Dawn comes a little later, dusk a little earlier. There is a subtle shift in the light. The crickets begin to sing.
We have come to the beginning of August and the festival of Lammas. Lammas is the cross-quarter between Summer Solstice and Fall Equinox, the honoring of the fullness and ending of summer, the beginning of fall, of harvest, and the gathering in of the first fruits of the summer’s abundance.
Traditionally the celebration has focused on the first harvest of the grain and the baking and sharing of the first loaf made from that grain.
During the years when we danced the long dance every quarter and cross-quarter, it became clear that all ritual is about death and transformation. At each point in the wheel of the year there are different symbols, textures, but the underlying process is the same.
At Lammas we celebrate the transformation of the grain. Imagine wheat, golden in the sunlight, going through the process of harvest, threshing, grinding, kneading, baking, until it becomes a loaf that is then broken, eaten, and transformed further into human flesh, blood, spirit.
I do not grow wheat.

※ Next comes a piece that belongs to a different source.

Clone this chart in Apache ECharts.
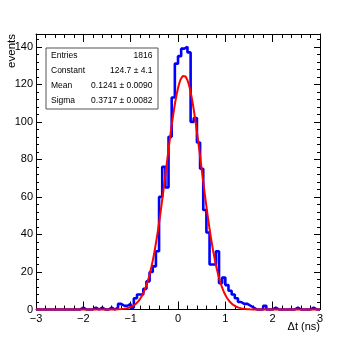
<!DOCTYPE html>
<html>
<head>
<meta charset="UTF-8">
<title>Δt</title>
<script src="https://cdn.jsdelivr.net/npm/echarts@6/dist/echarts.min.js"></script>
<style>body{margin:0;background:#fff}</style>
</head>
<body>
<div id="main" style="width:356px;height:344px"></div>
<script>
// histogram: 90 bins from -3 to 3 ns
var tMin = -3, tMax = 3;
var counts = [
  0, 0, 0, 0, 0, 0, 0, 0, 0, 0,
  0, 0, 0, 0, 1, 0, 0, 0, 1, 0,
  1, 0, 0, 1, 0, 1, 3, 2, 2, 3,
  1, 6, 8, 8, 11, 15, 20, 23, 31, 60,
  76, 65, 92, 113, 131, 135, 139, 140, 137, 100,
  102, 89, 75, 53, 41, 24, 24, 31, 14, 17,
  13, 10, 8, 6, 4, 3, 3, 2, 1, 0,
  0, 0, 2, 0, 0, 1, 0, 0, 0, 0,
  0, 0, 1, 0, 0, 0, 0, 1, 0, 0
];
// gaus fit parameters (stats box)
var fitConstant = 124.7, fitMean = 0.1241, fitSigma = 0.3717;
var statsLabels = ['Entries', 'Constant', 'Mean', 'Sigma'];
var statsValues = ['1816', '124.7 \u00b1 4.1', '0.1241 \u00b1 0.0090', '0.3717 \u00b1 0.0082'];
var yMax = 146.8;

var binW = (tMax - tMin) / counts.length;
var histData = counts.map(function (c, i) { return [tMin + i * binW, c]; });
histData.push([tMax, counts[counts.length - 1]]);

// fitted function drawn over the full range
var fitData = [];
for (var i = 0; i <= 300; i++) {
  var t = tMin + i * (tMax - tMin) / 300;
  var z = (t - fitMean) / fitSigma;
  fitData.push([t, fitConstant * Math.exp(-0.5 * z * z)]);
}

var font = 'Liberation Sans, Arial, sans-serif';
var minus = function (v) { return String(v).replace('-', '\u2212'); };

function axisCommon(extra) {
  var a = {
    type: 'value',
    axisLine: { show: true, onZero: false, lineStyle: { color: '#000', width: 1 } },
    axisTick: { show: true, inside: true, length: 8, lineStyle: { color: '#000' } },
    minorTick: { show: true, splitNumber: 5, length: 4, lineStyle: { color: '#000' } },
    splitLine: { show: false },
    axisLabel: { show: false }
  };
  for (var k in extra) a[k] = extra[k];
  return a;
}

var chart = echarts.init(document.getElementById('main'));
chart.setOption({
  backgroundColor: '#fff',
  animation: false,
  grid: { left: 36, right: 36, top: 34, bottom: 34.5 },
  xAxis: [
    axisCommon({
      min: tMin, max: tMax, interval: 1, position: 'bottom',
      axisLabel: { show: true, margin: 4, color: '#000', fontSize: 11, fontFamily: font, formatter: minus }
    }),
    axisCommon({ min: tMin, max: tMax, interval: 1, position: 'top' })
  ],
  yAxis: [
    axisCommon({
      min: 0, max: yMax, interval: 20, position: 'left',
      axisTick: { show: true, inside: true, length: 6, lineStyle: { color: '#000' } },
      minorTick: { show: true, splitNumber: 5, length: 3, lineStyle: { color: '#000' } },
      axisLabel: { show: true, margin: 3, color: '#000', fontSize: 11, fontFamily: font, showMaxLabel: false }
    }),
    axisCommon({
      min: 0, max: yMax, interval: 20, position: 'right',
      axisTick: { show: true, inside: true, length: 6, lineStyle: { color: '#000' } },
      minorTick: { show: true, splitNumber: 5, length: 3, lineStyle: { color: '#000' } }
    })
  ],
  series: [
    {
      type: 'line', data: histData, step: 'end', symbol: 'none', clip: false,
      lineStyle: { color: '#0000ff', width: 2.6 }, z: 3
    },
    {
      type: 'line', data: fitData, symbol: 'none', clip: false,
      lineStyle: { color: '#ff0000', width: 2 }, z: 4
    }
  ],
  graphic: [
    {
      type: 'rect', z: 10, shape: { x: 46, y: 48, width: 112, height: 61 },
      style: { fill: '#fff', stroke: '#555', lineWidth: 1 }
    },
    {
      type: 'text', z: 11, rotation: Math.PI / 2, x: 12, y: 34,
      style: { text: 'events', fontSize: 11.5, fontFamily: font, fill: '#000', align: 'right', verticalAlign: 'middle' }
    },
    {
      type: 'text', z: 11, x: 320, y: 327,
      style: { text: '\u0394t (ns)', fontSize: 11, fontFamily: font, fill: '#000', align: 'right', verticalAlign: 'middle' }
    }
  ].concat(statsLabels.map(function (s, i) {
    return {
      type: 'text', z: 11, x: 51, y: 56 + i * 15,
      style: { text: s, fontSize: 8.5, fontFamily: font, fill: '#000', align: 'left', verticalAlign: 'middle' }
    };
  })).concat(statsValues.map(function (s, i) {
    return {
      type: 'text', z: 11, x: 152.5, y: 56 + i * 15,
      style: { text: s, fontSize: 8.5, fontFamily: font, fill: '#000', align: 'right', verticalAlign: 'middle' }
    };
  }))
});
</script>
</body>
</html>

Nor do I have any longer the big garden that used to keep me busy this time of year gathering and freezing vegetables. I have only a little garden now, with herbs and flowers. But they, too, go through their process of transformation.
Rose petals and lavender, dried, will become sachets for Christmas gifts, to bring their fragrance to the linen closets and bureau drawers of my beloveds. My young grandchildren call them “smelly pillows” and take them to bed to sniff as they go to sleep. Basil, chopped and pounded, becomes pesto, or, dried, is stored away to season winter soups.
But the real abundance of summer—long days, outdoor play with friends and family, high country hikes, sitting in the garden to write, going barefoot—how does one gather and store these less tangible blessings?
I believe the catalyst is gratitude. Remembering that in all ritual it is we ourselves whom we seek to transform, let us gather in the gifts of summer with gratitude, let them become fragments of light that shine in every cell of us, until we become beings of gratitude, delighting not only in the abundance of summer but in all the gifts of our lives.
Then even the longest night of winter, the coldest day, will be blessed with warmth and fullness.